In open mines, such as Frontier, large shovels scoop oil sands into trucks which then is dumped into crushers to process large chunks of earth. Once the sand is crushed, hot water is added to the sand then the mixture is pumped to an extraction plant through pipelines for further refining.   

The operation would be located 100 km north of Fort McMurray — 17 km from Poplar Point First Nation and 30 km from the boundary of Wood Buffalo National Park, a UNESCO world heritage site.

Oil sands are a mixture of sand, clay, water and bitumen, which has to be extracted before it is refined into synthetic crude oil.  (Jeff McIntosh/Canadian Press)

It’s estimated the project will employ up to 7,000 people during peak construction and 2,500 people throughout operations. It’s estimated that the mine will contribute $55 billion in provincial royalties and taxes and $12 billion in federal income and capital taxes. 

Emissions a concern

According to the Pembina Institute, the Frontier project would contribute six megatonnes of carbon emissions annually. 

“The biggest thing why this is so relevant in the climate negotiations is this project will create six megatonnes of emissions annually and has a life cycle of over 40 years,” Deranger said.

“We’re talking about setting emissions caps, and in our country we’re talking about truth and reconciliation with Indigenous communities. We’re talking about conservation and protecting the last remaining biodiverse regions of the world. And this project violates every single commitment Canada has made.” 

In 2016, Alberta set an emissions cap on oilsands operations of 100 megatonnes annually. The Pembina Institute estimated oilsands emissions at 77 megatonnes in 2018. 

“We want to remind the Canadian government of their responsibility to stolen lands, and remind the world that climate change is not just a random phenomenon, it is the result of a destructive colonial relationship with the natural world,” said Ta’kaiya Blaney who is an ICA Indigenous Youth Delegate and member of Tla A’min Nation located along the southwest B.C. coast. 

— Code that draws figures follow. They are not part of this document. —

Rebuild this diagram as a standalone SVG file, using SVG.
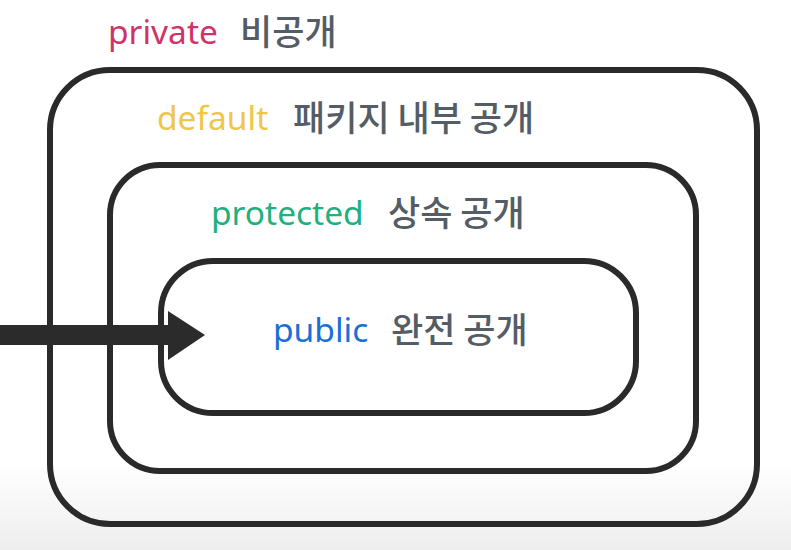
<svg xmlns="http://www.w3.org/2000/svg" width="791" height="550" viewBox="0 0 791 550">
<defs>
<linearGradient id="bg" x1="0" y1="0" x2="0" y2="1">
<stop offset="0.84" stop-color="#ffffff"/>
<stop offset="1" stop-color="#eeeeee"/>
</linearGradient>
<style>
.box{fill:none;stroke:#2a2a2a;stroke-width:6}
.kw{font-family:"Noto Sans","Noto Sans CJK KR",sans-serif;font-size:33.5px}
.ko{font-family:"Noto Sans CJK KR",sans-serif;font-size:35px;font-weight:500;fill:#545d66}
</style>
</defs>
<rect width="791" height="550" fill="url(#bg)"/>
<g id="private">
<rect class="box" x="50" y="70" width="707" height="454" rx="60" ry="60"/>
<text class="kw" x="108" y="44" fill="#d0336a">private</text>
<text class="ko" x="240" y="45">비공개</text>
</g>
<g id="default">
<rect class="box" x="110" y="165" width="586" height="306" rx="50" ry="50"/>
<text class="kw" x="157" y="130" fill="#f0c64a">default</text>
<text class="ko" x="293" y="131">패키지 내부 공개</text>
</g>
<g id="protected">
<rect class="box" x="161" y="261" width="475" height="152" rx="52" ry="52"/>
<text class="kw" x="211" y="225" fill="#1fb07f">protected</text>
<text class="ko" x="388" y="226">상속 공개</text>
</g>
<g id="public">
<text class="kw" x="273" y="342" fill="#1a6fd6">public</text>
<text class="ko" x="391" y="343">완전 공개</text>
</g>
<g id="connectors">
<rect x="0" y="325" width="172" height="20" fill="#2b2b2b"/>
<polygon points="168,311 205,335 168,360" fill="#2b2b2b"/>
</g>
</svg>
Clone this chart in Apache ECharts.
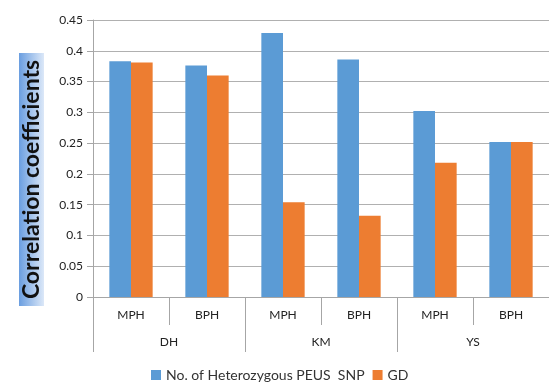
<!DOCTYPE html>
<html>
<head>
<meta charset="utf-8">
<script src="https://cdn.jsdelivr.net/npm/echarts@6/dist/echarts.min.js"></script>
<style>
  html, body { margin: 0; padding: 0; background: #fff; }
  #myChart { width: 549px; height: 383px; }
</style>
</head>
<body>
<div id="myChart"></div>
<script>
// data
var subCategories = ['MPH', 'BPH', 'MPH', 'BPH', 'MPH', 'BPH'];
var groups = ['DH', 'KM', 'YS'];
var snpValues = [0.383, 0.376, 0.429, 0.386, 0.302, 0.252];
var gdValues = [0.381, 0.360, 0.154, 0.132, 0.218, 0.252];
var seriesNames = ['No. of Heterozygous PEUS  SNP', 'GD'];

var fontFam = 'Lato, "Open Sans", sans-serif';
var axisGray = '#a6a6a6';

var myChart = echarts.init(document.getElementById('myChart'));

var option = {
  animation: false,
  textStyle: { fontFamily: fontFam },
  grid: { left: 93, right: -8, top: 20, bottom: 86, containLabel: false },
  legend: {
    data: seriesNames,
    left: 146,
    top: 363,
    icon: 'rect',
    itemWidth: 10,
    itemHeight: 10,
    itemGap: 8,
    textStyle: { fontSize: 14, color: '#333', fontFamily: fontFam }
  },
  xAxis: [{
    type: 'category',
    data: subCategories,
    axisLine: { lineStyle: { color: axisGray, width: 1 } },
    axisTick: { show: true, length: 28, interval: 0, lineStyle: { color: axisGray } },
    axisLabel: { interval: 0, margin: 12, fontSize: 12, color: '#222' }
  }, {
    type: 'category',
    data: groups,
    position: 'bottom',
    axisLine: { show: false },
    axisTick: { show: true, length: 55, interval: 0, lineStyle: { color: axisGray } },
    axisLabel: { interval: 0, margin: 39, fontSize: 12, color: '#222' }
  }],
  yAxis: {
    type: 'value',
    min: 0,
    max: 0.45,
    interval: 0.05,
    axisLine: { show: true, lineStyle: { color: axisGray } },
    axisTick: { show: true, length: 6, lineStyle: { color: axisGray } },
    axisLabel: { margin: 10, fontSize: 12, color: '#222' },
    splitLine: { lineStyle: { color: '#b0b0b0', width: 1 } }
  },
  series: [{
    name: seriesNames[0],
    type: 'bar',
    data: snpValues,
    barGap: '0%',
    barCategoryGap: '43%',
    itemStyle: { color: '#5b9bd5' }
  }, {
    name: seriesNames[1],
    type: 'bar',
    data: gdValues,
    itemStyle: { color: '#ed7d31' }
  }],
  graphic: [{
    type: 'rect',
    shape: { x: 19, y: 53, width: 25, height: 253 },
    style: {
      fill: new echarts.graphic.LinearGradient(0, 0, 1, 0, [
        { offset: 0, color: '#6a9ee0' },
        { offset: 1, color: '#dce8f8' }
      ])
    }
  }, {
    type: 'text',
    x: 32,
    y: 179.5,
    rotation: Math.PI / 2,
    style: {
      text: 'Correlation coefficients',
      font: 'bold 23px ' + fontFam,
      fill: '#111',
      textAlign: 'center',
      textVerticalAlign: 'middle'
    }
  }]
};

myChart.setOption(option);
</script>
</body>
</html>
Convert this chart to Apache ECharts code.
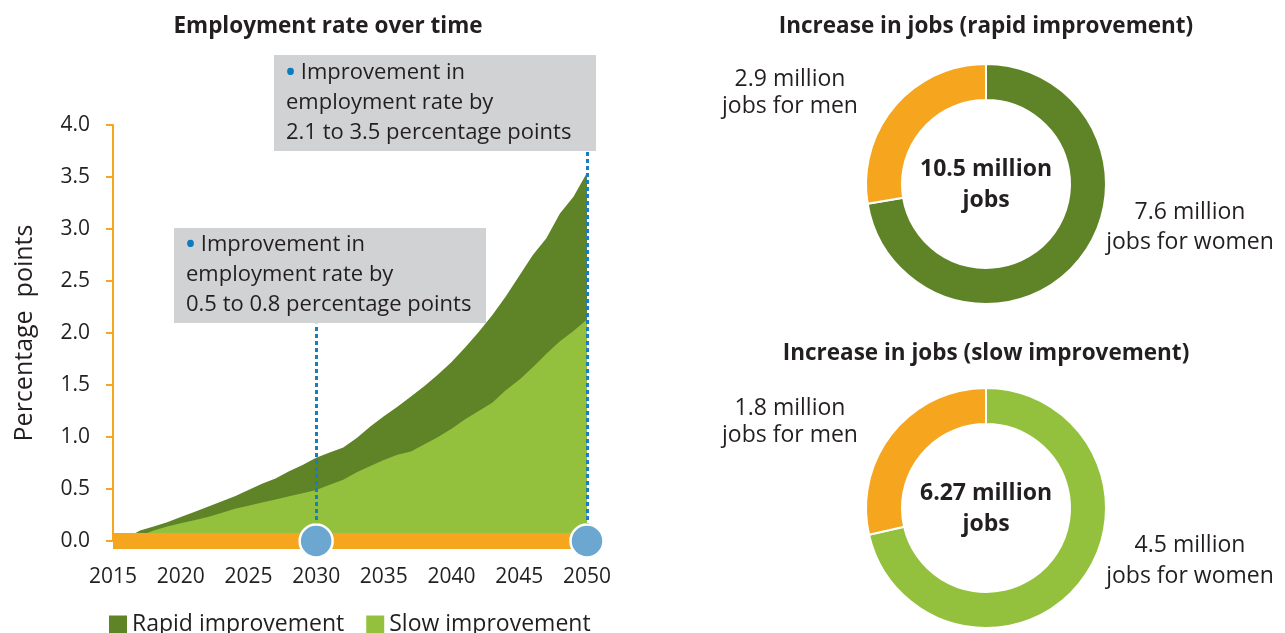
<!DOCTYPE html>
<html>
<head>
<meta charset="utf-8">
<script src="https://cdn.jsdelivr.net/npm/echarts@6/dist/echarts.min.js"></script>
<style>
  html, body { margin: 0; padding: 0; background: #fff; }
  #main { width: 1285px; height: 633px; }
</style>
</head>
<body>
<div id="main"></div>
<script>
  // ---- data ----
  var years = [2015, 2016, 2017, 2018, 2019, 2020, 2021, 2022, 2023, 2024, 2025, 2026,
               2027, 2028, 2029, 2030, 2031, 2032, 2033, 2034, 2035, 2036, 2037, 2038,
               2039, 2040, 2041, 2042, 2043, 2044, 2045, 2046, 2047, 2048, 2049, 2050];
  var rapid = [0, 0.03, 0.1, 0.14, 0.18, 0.23, 0.28, 0.33, 0.38, 0.43, 0.49, 0.55,
               0.6, 0.67, 0.73, 0.8, 0.85, 0.9, 0.99, 1.1, 1.2, 1.29, 1.39, 1.49,
               1.6, 1.72, 1.86, 2.01, 2.17, 2.35, 2.55, 2.75, 2.91, 3.15, 3.31, 3.54];
  var slow = [0, 0, 0.05, 0.1, 0.14, 0.17, 0.2, 0.23, 0.27, 0.31, 0.34, 0.37,
              0.4, 0.43, 0.46, 0.49, 0.54, 0.59, 0.66, 0.72, 0.78, 0.83, 0.86, 0.93,
              1.0, 1.08, 1.17, 1.25, 1.33, 1.45, 1.55, 1.67, 1.8, 1.92, 2.02, 2.13];
  var seriesNames = ['Rapid improvement', 'Slow improvement'];
  var markerYears = [2030, 2050];
  var slowRange = [0.5, 0.8];
  var rapidRange = [2.1, 3.5];

  var jobGroups = ['women', 'men'];
  var rapidJobs = [7.6, 2.9];
  var slowJobs = [4.5, 1.8];
  var jobTotals = [10.5, 6.27];
  var pieTitles = ['Increase in jobs (rapid improvement)', 'Increase in jobs (slow improvement)'];

  var DARK = '#5e8427', LIGHT = '#93c13e', ORANGE = '#f6a51f', BLUE = '#6ba7d0', INK = '#231f20';
  var FONT = '"Open Sans", sans-serif';

  function pairs(vals) {
    return years.map(function (y, i) { return [y, vals[i]]; });
  }

  function noteText(range) {
    return '{b|•} Improvement in\nemployment rate by\n' + range[0].toFixed(1) + ' to ' + range[1].toFixed(1) + ' percentage points';
  }

  function jobsText(v, who) {
    return v + ' million\njobs for ' + who;
  }

  function pie(vals, colr, cy) {
    return {
      type: 'pie',
      center: [986, cy],
      radius: [84, 120],
      startAngle: 90,
      clockwise: true,
      silent: true,
      label: { show: false },
      labelLine: { show: false },
      itemStyle: { borderColor: '#fff', borderWidth: 2 },
      data: [
        { name: jobGroups[0], value: vals[0], itemStyle: { color: colr } },
        { name: jobGroups[1], value: vals[1], itemStyle: { color: ORANGE } }
      ]
    };
  }

  function label(x, y, text, size, bold, lh) {
    return {
      type: 'text',
      x: x, y: y,
      style: {
        text: text,
        fill: INK,
        font: (bold ? 'bold ' : '') + size + 'px ' + FONT,
        align: 'center',
        verticalAlign: 'middle',
        lineHeight: lh || size * 1.3
      }
    };
  }

  function note(x, y, w, h, range, dy) {
    return {
      type: 'group',
      x: x, y: y,
      children: [
        { type: 'rect', shape: { x: 0, y: 0, width: w, height: h }, style: { fill: '#d1d2d4' } },
        {
          type: 'text', x: 12, y: dy,
          style: {
            text: noteText(range),
            fill: INK,
            font: '22px ' + FONT,
            lineHeight: 30,
            rich: { b: { fill: '#0c7bbf', font: 'bold 24px ' + FONT, lineHeight: 30 } }
          }
        }
      ]
    };
  }

  var chart = echarts.init(document.getElementById('main'));
  chart.setOption({
    animation: false,
    textStyle: { fontFamily: FONT },
    grid: { left: 113, right: 698, top: 125, bottom: 92, containLabel: false },
    legend: {
      data: seriesNames,
      left: 104, top: 608,
      icon: 'rect', itemWidth: 18, itemHeight: 18, itemGap: 22,
      textStyle: { fontSize: 23, color: INK }
    },
    xAxis: {
      type: 'value', min: 2015, max: 2050, interval: 5, z: 5,
      axisLine: { lineStyle: { color: ORANGE, width: 16, cap: 'butt' } },
      axisTick: { show: false },
      splitLine: { show: false },
      axisLabel: { fontSize: 21, color: INK, margin: 26, formatter: function (v) { return String(v); } }
    },
    yAxis: {
      type: 'value', min: 0, max: 4, interval: 0.5,
      name: 'Percentage  points', nameLocation: 'middle', nameRotate: 90, nameGap: 76,
      nameTextStyle: { fontSize: 25, color: INK },
      axisLine: { show: true, lineStyle: { color: ORANGE, width: 2 } },
      axisTick: { show: true, length: 7, lineStyle: { color: ORANGE, width: 2 } },
      splitLine: { show: false },
      axisLabel: { fontSize: 21, color: INK, margin: 23, formatter: function (v) { return v.toFixed(1); } }
    },
    series: [
      {
        name: seriesNames[0], type: 'line', data: pairs(rapid), z: 2,
        color: DARK, showSymbol: false, silent: true,
        lineStyle: { width: 0 }, areaStyle: { color: DARK, opacity: 1 }
      },
      {
        name: seriesNames[1], type: 'line', data: pairs(slow), z: 3,
        color: LIGHT, showSymbol: false, silent: true,
        lineStyle: { width: 0 }, areaStyle: { color: LIGHT, opacity: 1 },
        markLine: {
          silent: true, symbol: 'none', label: { show: false },
          lineStyle: { color: '#1a7dbf', type: [4, 3], width: 3 },
          data: [
            [{ coord: [markerYears[0], 0] }, { coord: [markerYears[0], 2.09] }],
            [{ coord: [markerYears[1], 0] }, { coord: [markerYears[1], 3.74] }]
          ]
        }
      },
      {
        type: 'scatter', z: 10, silent: true,
        data: markerYears.map(function (y) { return [y, 0]; }),
        symbolSize: 33,
        itemStyle: { color: BLUE, borderColor: '#fff', borderWidth: 2.5, opacity: 1 }
      },
      pie(rapidJobs, DARK, 184),
      pie(slowJobs, LIGHT, 508)
    ],
    graphic: [
      label(328, 27, 'Employment rate over time', 22.5, true),
      label(986, 27, pieTitles[0], 22.5, true),
      label(986, 354, pieTitles[1], 22.5, true),
      note(274, 55, 322, 96, rapidRange, 3),
      note(174, 228, 312, 95, slowRange, 2),
      label(986, 185, jobTotals[0] + ' million\njobs', 23, true, 31),
      label(986, 509, jobTotals[1] + ' million\njobs', 23, true, 31),
      label(790, 93, jobsText(rapidJobs[1], 'men'), 23, false, 27),
      label(1190, 227, jobsText(rapidJobs[0], 'women'), 23, false, 30),
      label(790, 422, jobsText(slowJobs[1], 'men'), 23, false, 27),
      label(1190, 561, jobsText(slowJobs[0], 'women'), 23, false, 31)
    ]
  });
</script>
</body>
</html>
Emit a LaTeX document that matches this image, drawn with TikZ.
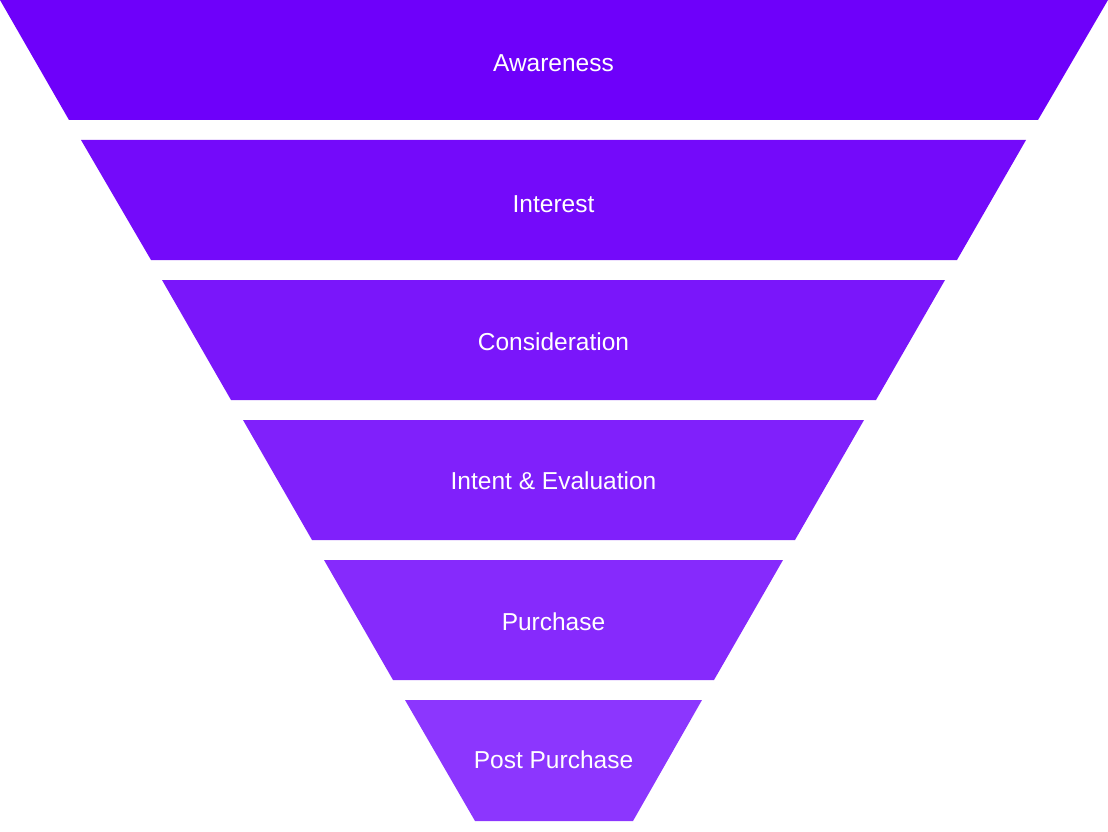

“Climate change is a colonial problem and to successfully fight climate change we need Indigenous rights. We need Indigenous sovereignty and Indigenous solutions.”

In an emailed statement to CBC News, a spokesperson for Tech Resources said “the regulatory submission for Frontier was the most detailed and comprehensive in oil sands history, incorporating extensive environmental and social data, and more than a decade of community engagement.”

Teck has agreements with 14 Indigenous communities within the project area including Athabasca Chipewyan First Nation, Mikisew Cree First Nation and Fort McKay First Nation. Teck said these agreements set a framework for co-operation in environmental stewardship and economic opportunities. 

Teck said 90 per cent of the water used in processing will be recycled, greenhouse gas emissions will be half of the oil sands industry average and that land reclamation of affected areas will begin as soon as active mining is complete. 

COP25 meetings continue until Friday.